You need to hit walmarts in the better part of town. There is a fair amount of eye candy.
 
Come to think of it, I bet the zombie craze was a conspiracy led by Busse to make us want/need their INFI blades! It wasn't until I saw Daryl Dixon's knife on "The Walking Dead" that I knew had to get me one of those.

1000x this. Have one on order right now. Can't wait to chop up some zombie wood and go zombie camping and fishing with it.
 
I only like vampire movies if they have armadillos in them. How could it be Transylvania without armadillos?
[video=youtube;zGCCmMW4GdY]https://www.youtube.com/watch?v=zGCCmMW4GdY[/video]​
 
perhaps it's because the military actually created Field Manuals regarding it?

http://www.scribd.com/doc/223872345/CONPLAN-8888

https://app.box.com/shared/154kr4e0vz


Initially created as a "not a joke" joke, but the fact remains that they had been training for that very thing:

http://news.yahoo.com/marines-police-prep-mock-zombie-invasion-180541102.html

http://www.cnn.com/2014/05/16/politics/pentagon-zombie-apocalypse/



.....but also, with all the not-so-recent "recent" outbreaks of every cataclysmic plague known to the CDC......can you blame Hollywood for capitalizing on the craze?
 
Yeah, I was naïve like that too. :D

Reminds me of the history of film course I took; I never knew that the fun could be so thoroughly sucked out of something so effectively.

Even if the director George A. Romero intended his first two (and possibly his third) zombie movies as social commentaries (which, according to him, he did), that certainly doesn't suck the fun out of them for me.
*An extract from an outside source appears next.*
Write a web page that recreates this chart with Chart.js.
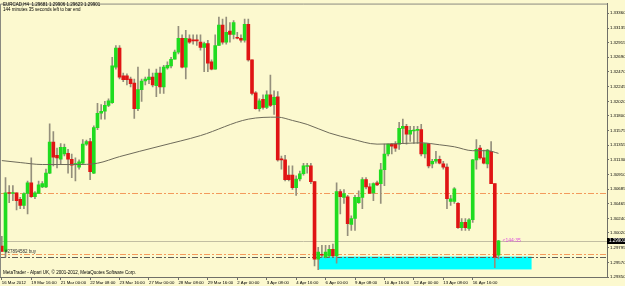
<!DOCTYPE html>
<html>
<head>
<meta charset="utf-8">
<title>EURCAD,H4</title>
<script src="https://cdn.jsdelivr.net/npm/chart.js@4/dist/chart.umd.min.js"></script>
<style>
  html, body { margin: 0; padding: 0; background: #fcf9cf; }
  canvas { display: block; }
</style>
</head>
<body>
<canvas id="chart" width="625" height="286"></canvas>
<script>
// EURCAD H4, 16 Mar 2012 08:00 .. 17 Apr 2012
const open = [
  1.2982, 1.2974, 1.3063, 1.3062, 1.3063, 1.3053, 1.3044, 1.3062, 1.3078, 1.3057,
  1.3062, 1.3072, 1.3072, 1.3093, 1.3140, 1.3120, 1.3114, 1.3122, 1.3123, 1.3114,
  1.3106, 1.3102, 1.3108, 1.3137, 1.3141, 1.3093, 1.3162, 1.3184, 1.3187, 1.3196,
  1.3200, 1.3254, 1.3283, 1.3241, 1.3241, 1.3236, 1.3230, 1.3191, 1.3220, 1.3233,
  1.3235, 1.3239, 1.3226, 1.3245, 1.3224, 1.3253, 1.3256, 1.3266, 1.3277, 1.3298,
  1.3254, 1.3297, 1.3295, 1.3295, 1.3292, 1.3284, 1.3290, 1.3262, 1.3251, 1.3287,
  1.3318, 1.3292, 1.3309, 1.3304, 1.3299, 1.3298, 1.3295, 1.3319, 1.3265, 1.3215,
  1.3191, 1.3205, 1.3193, 1.3212, 1.3197, 1.3209, 1.3114, 1.3113, 1.3090, 1.3090,
  1.3071, 1.3084, 1.3092, 1.3103, 1.3104, 1.3080, 1.2962, 1.2969, 1.2965, 1.2967,
  1.2977, 1.2967, 1.3065, 1.3056, 1.3057, 1.3015, 1.3024, 1.3048, 1.3056, 1.3083,
  1.3072, 1.3063, 1.3078, 1.3077, 1.3098, 1.3122, 1.3137, 1.3137, 1.3137, 1.3161,
  1.3164, 1.3152, 1.3157, 1.3158, 1.3159, 1.3122, 1.3138, 1.3107, 1.3111, 1.3114,
  1.3107, 1.3102, 1.3050, 1.3050, 1.3047, 1.3010, 1.3018, 1.3009, 1.3022, 1.3113,
  1.3131, 1.3116, 1.3107, 1.3126, 1.3077, 1.29681
];
const high = [
  1.2997, 1.3086, 1.3074, 1.3074, 1.3063, 1.3056, 1.3063, 1.3081, 1.3116, 1.3065,
  1.3081, 1.3080, 1.3099, 1.3168, 1.3156, 1.3131, 1.3138, 1.3137, 1.3129, 1.3122,
  1.3116, 1.3113, 1.3144, 1.3143, 1.3146, 1.3165, 1.3199, 1.3197, 1.3202, 1.3206,
  1.3269, 1.3287, 1.3287, 1.3245, 1.3244, 1.3239, 1.3236, 1.3254, 1.3236, 1.3239,
  1.3251, 1.3245, 1.3251, 1.3254, 1.3257, 1.3262, 1.3269, 1.3280, 1.3316, 1.3303,
  1.3310, 1.3303, 1.3303, 1.3303, 1.3303, 1.3292, 1.3295, 1.3265, 1.3303, 1.3330,
  1.3327, 1.3330, 1.3322, 1.3325, 1.3307, 1.3303, 1.3327, 1.3327, 1.3265, 1.3217,
  1.3206, 1.3212, 1.3218, 1.3242, 1.3218, 1.3217, 1.3119, 1.3120, 1.3104, 1.3104,
  1.3089, 1.3096, 1.3108, 1.3108, 1.3108, 1.3080, 1.2980, 1.2983, 1.2983, 1.2983,
  1.2985, 1.3078, 1.3068, 1.3068, 1.3059, 1.3028, 1.3059, 1.3066, 1.3086, 1.3086,
  1.3077, 1.3078, 1.3081, 1.3108, 1.3137, 1.3137, 1.3138, 1.3141, 1.3170, 1.3175,
  1.3167, 1.3164, 1.3164, 1.3164, 1.3167, 1.3138, 1.3138, 1.3114, 1.3126, 1.3119,
  1.3111, 1.3107, 1.3059, 1.3071, 1.3048, 1.3024, 1.3024, 1.3024, 1.3114, 1.3144,
  1.3135, 1.3128, 1.3129, 1.3141, 1.3077, 1.29906
];
const low = [
  1.2974, 1.2965, 1.3048, 1.3051, 1.3037, 1.3039, 1.3039, 1.3031, 1.3056, 1.3054,
  1.3062, 1.3071, 1.3071, 1.3092, 1.3104, 1.3101, 1.3107, 1.3119, 1.3093, 1.3086,
  1.3081, 1.3099, 1.3107, 1.3135, 1.3083, 1.3092, 1.3159, 1.3175, 1.3175, 1.3194,
  1.3199, 1.3251, 1.3236, 1.3232, 1.3227, 1.3224, 1.3176, 1.3188, 1.3202, 1.3227,
  1.3229, 1.3224, 1.3209, 1.3214, 1.3214, 1.3251, 1.3253, 1.3266, 1.3274, 1.3253,
  1.3236, 1.3290, 1.3289, 1.3287, 1.3280, 1.3247, 1.3247, 1.3250, 1.3251, 1.3287,
  1.3289, 1.3289, 1.3292, 1.3297, 1.3297, 1.3292, 1.3292, 1.3263, 1.3212, 1.3190,
  1.3187, 1.3190, 1.3191, 1.3194, 1.3182, 1.3111, 1.3099, 1.3081, 1.3081, 1.3068,
  1.3059, 1.3081, 1.3090, 1.3093, 1.3077, 1.2952, 1.2946, 1.2965, 1.2964, 1.2965,
  1.2965, 1.2956, 1.3031, 1.3047, 1.2998, 1.3006, 1.3006, 1.3047, 1.3039, 1.3069,
  1.3062, 1.3051, 1.3074, 1.3047, 1.3074, 1.3119, 1.3122, 1.3126, 1.3129, 1.3138,
  1.3137, 1.3141, 1.3138, 1.3138, 1.3119, 1.3116, 1.3101, 1.3101, 1.3108, 1.3107,
  1.3099, 1.3039, 1.3044, 1.3047, 1.3009, 1.3006, 1.3006, 1.3006, 1.3018, 1.3099,
  1.3114, 1.3107, 1.3101, 1.3077, 1.2949, 1.29623
];
const close = [
  1.2974, 1.3063, 1.3062, 1.3063, 1.3051, 1.3044, 1.3062, 1.3078, 1.3057, 1.3063,
  1.3075, 1.3077, 1.3093, 1.3140, 1.3117, 1.3116, 1.3132, 1.3132, 1.3114, 1.3105,
  1.3107, 1.3110, 1.3137, 1.3141, 1.3095, 1.3162, 1.3184, 1.3187, 1.3196, 1.3203,
  1.3256, 1.3283, 1.3239, 1.3235, 1.3235, 1.3229, 1.3191, 1.3220, 1.3233, 1.3236,
  1.3239, 1.3227, 1.3245, 1.3224, 1.3254, 1.3257, 1.3266, 1.3277, 1.3298, 1.3254,
  1.3298, 1.3292, 1.3294, 1.3294, 1.3284, 1.3290, 1.3260, 1.3251, 1.3287, 1.3318,
  1.3292, 1.3307, 1.3304, 1.3322, 1.3298, 1.3295, 1.3319, 1.3265, 1.3214, 1.3191,
  1.3203, 1.3193, 1.3212, 1.3196, 1.3208, 1.3113, 1.3113, 1.3083, 1.3083, 1.3071,
  1.3084, 1.3092, 1.3104, 1.3104, 1.3080, 1.2962, 1.2973, 1.2968, 1.2973, 1.2977,
  1.2967, 1.3065, 1.3057, 1.3062, 1.3016, 1.3024, 1.3056, 1.3056, 1.3083, 1.3072,
  1.3062, 1.3077, 1.3075, 1.3098, 1.3122, 1.3137, 1.3134, 1.3131, 1.3161, 1.3164,
  1.3152, 1.3158, 1.3158, 1.3159, 1.3122, 1.3138, 1.3104, 1.3111, 1.3114, 1.3108,
  1.3102, 1.3054, 1.3054, 1.3069, 1.3010, 1.3018, 1.3010, 1.3022, 1.3113, 1.3129,
  1.3116, 1.3108, 1.3128, 1.3077, 1.2965, 1.29901
];

// moving average, read at a few bars
const maBar = [0, 5, 11, 20, 26, 32, 43, 54, 67, 75, 79, 83, 89, 95, 102, 109, 114, 119, 123, 128, 132, 135];
const maValue = [1.3112, 1.3109, 1.3106, 1.3106, 1.3108, 1.3118, 1.3134, 1.3150, 1.3175, 1.3178, 1.3173,
  1.3167, 1.3154, 1.3145, 1.3137, 1.3138, 1.3139, 1.3136, 1.3133, 1.3127, 1.3127, 1.3123];

// time axis: one label every 8 bars, chart shifted so there are empty slots on the right
const slots = 165;
const labelStep = 8;
const timeLabels = ['16 Mar 2012', '19 Mar 16:00', '21 Mar 00:00', '22 Mar 08:00', '23 Mar 16:00',
  '27 Mar 00:00', '28 Mar 08:00', '29 Mar 16:00', '2 Apr 00:00', '3 Apr 08:00', '4 Apr 16:00',
  '6 Apr 00:00', '9 Apr 08:00', '10 Apr 16:00', '12 Apr 00:00', '13 Apr 08:00', '16 Apr 16:00'];

const priceTicks = [1.29350, 1.29570, 1.29795, 1.30020, 1.30240, 1.30465, 1.30685, 1.30910, 1.31130,
  1.31355, 1.31575, 1.31800, 1.32020, 1.32245, 1.32470, 1.32690, 1.32915, 1.33135, 1.33360];
const priceMin = 1.29350;
const priceMax = 1.33507;

// objects on the chart
const orangeLevels = [1.3063, 1.2970];
const greyLevels = [1.2966];
const boxFrom = 86, boxTo = 144, boxTop = 1.2966, boxBottom = 1.29465;

const BG = '#fcf9cf';
const UP = '#1fdc1f';
const DOWN = '#e01414';
const FONT = '"Liberation Sans", Arial, sans-serif';

const slotLabels = Array.from({ length: slots }, (_, i) => i);
const maData = open.map(() => null);
maBar.forEach((b, k) => { maData[b] = maValue[k]; });
const lastClose = close[close.length - 1];

const decor = {
  id: 'decor',
  beforeDraw(chart) {
    const ctx = chart.ctx;
    ctx.save();
    ctx.fillStyle = BG;
    ctx.fillRect(0, 0, chart.width, chart.height);
    ctx.restore();
  },
  beforeDatasetsDraw(chart) {
    const { ctx, chartArea: a, scales: { x, y } } = chart;
    ctx.save();
    // cyan rectangle
    const x0 = x.getPixelForValue(boxFrom), x1 = x.getPixelForValue(boxTo);
    const y0 = y.getPixelForValue(boxTop), y1 = y.getPixelForValue(boxBottom);
    ctx.fillStyle = '#00ffff';
    ctx.fillRect(x0, y0, x1 - x0, y1 - y0);

    // bid line
    let py = Math.round(y.getPixelForValue(lastClose)) + 0.5;
    ctx.strokeStyle = '#c2bea2';
    ctx.lineWidth = 1;
    ctx.beginPath(); ctx.moveTo(a.left, py); ctx.lineTo(a.right, py); ctx.stroke();

    ctx.setLineDash([6, 2, 2, 2]);
    ctx.strokeStyle = '#f39a5c';
    orangeLevels.forEach(v => {
      py = Math.round(y.getPixelForValue(v)) + 0.5;
      ctx.beginPath(); ctx.moveTo(a.left, py); ctx.lineTo(a.right, py); ctx.stroke();
    });
    ctx.strokeStyle = '#5e5e58';
    greyLevels.forEach(v => {
      py = Math.round(y.getPixelForValue(v)) + 0.5;
      ctx.beginPath(); ctx.moveTo(a.left, py); ctx.lineTo(a.right, py); ctx.stroke();
    });
    ctx.restore();
  },
  afterDraw(chart) {
    const { ctx, chartArea: a, scales: { x, y } } = chart;
    ctx.save();
    // frame top / left
    ctx.strokeStyle = '#8a8a80';
    ctx.lineWidth = 1;
    ctx.beginPath();
    ctx.moveTo(a.left + 0.5, a.bottom); ctx.lineTo(a.left + 0.5, a.top + 0.5); ctx.lineTo(a.right, a.top + 0.5);
    ctx.stroke();

    ctx.textBaseline = 'middle';
    ctx.textAlign = 'left';
    ctx.font = '4.5px ' + FONT;
    ctx.fillStyle = '#000';
    ctx.fillText('EURCAD,H4  1.29681 1.29906 1.29623 1.29901', 3, 5);
    ctx.fillText('144 minutes 35 seconds left to bar end', 3, 9.5);
    ctx.fillText('MetaTrader - Alpari UK, \u00a9 2001-2012, MetaQuotes Software Corp.', 3, 273);

    ctx.fillStyle = '#333';
    ctx.fillText('#27894582 buy', 5, y.getPixelForValue(orangeLevels[1]) - 2.5);

    // bar timer next to the last candle
    const py = y.getPixelForValue(lastClose);
    ctx.fillStyle = '#dc4fdc';
    ctx.font = '5px ' + FONT;
    ctx.fillText('<144:35', x.getPixelForValue(close.length - 1) + 4, py);

    // current price box on the axis
    ctx.font = '4.5px ' + FONT;
    ctx.fillStyle = '#000';
    ctx.fillRect(a.right, Math.round(py) - 3, chart.width - a.right, 6);
    ctx.fillStyle = '#fff';
    ctx.fillText(lastClose.toFixed(5), a.right + 2, Math.round(py));
    ctx.restore();
  }
};

new Chart(document.getElementById('chart'), {
  type: 'bar',
  data: {
    labels: slotLabels,
    datasets: [
      {
        label: 'wick',
        data: low.map((l, i) => [l, high[i]]),
        backgroundColor: '#948f7c',
        barThickness: 1,
        grouped: false,
        order: 3
      },
      {
        label: 'body',
        data: open.map((o, i) => [o, close[i]]),
        backgroundColor: close.map((c, i) => c >= open[i] ? UP : DOWN),
        barThickness: 3,
        minBarLength: 1,
        grouped: false,
        order: 2
      },
      {
        type: 'line',
        label: 'MA',
        data: maData,
        borderColor: '#6e6b5a',
        borderWidth: 1,
        pointRadius: 0,
        spanGaps: true,
        cubicInterpolationMode: 'monotone',
        order: 1
      }
    ]
  },
  options: {
    responsive: false,
    animation: false,
    devicePixelRatio: 1,
    layout: { padding: { top: 1, left: 0, right: 0, bottom: 0 } },
    plugins: { legend: { display: false }, tooltip: { enabled: false } },
    scales: {
      x: {
        type: 'category',
        offset: true,
        border: { color: '#707068' },
        grid: {
          drawOnChartArea: false,
          offset: false,
          tickLength: 3,
          color: c => (c.index % labelStep === 0 && timeLabels[c.index / labelStep]) ? '#707068' : 'rgba(0,0,0,0)'
        },
        ticks: {
          autoSkip: false,
          maxRotation: 0,
          minRotation: 0,
          align: 'start',
          padding: 0,
          color: '#000',
          font: { size: 4.3, family: FONT },
          callback: (v, i) => (i % labelStep === 0 ? (timeLabels[i / labelStep] || '') : '')
        },
        afterFit: s => { s.height = 9; }
      },
      y: {
        position: 'right',
        min: priceMin,
        max: priceMax,
        border: { color: '#707068' },
        grid: { drawOnChartArea: false, tickLength: 2, color: '#707068' },
        afterBuildTicks: s => { s.ticks = priceTicks.map(v => ({ value: v })); },
        ticks: {
          autoSkip: false,
          padding: 1,
          color: '#000',
          font: { size: 4.3, family: FONT },
          callback: v => Number(v).toFixed(5)
        },
        afterFit: s => { s.width = 18; }
      }
    }
  },
  plugins: [decor]
});
</script>
</body>
</html>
They still are what they are.

Jim
 
Even if the director George A. Romero intended his first two (and possibly his third) zombie movies as social commentaries (which, according to him, he did), that certainly doesn't suck the fun out of them for me. They still are what they are.

Jim

I tend to happily ignore what directors and artists say was the point of what they do.

Once art/film is in the public domain, what they intended isn't as important...art belongs to the public, not the artist. :)

We all impart our own meaning, and in the final analysis, that's the only meaning that matters.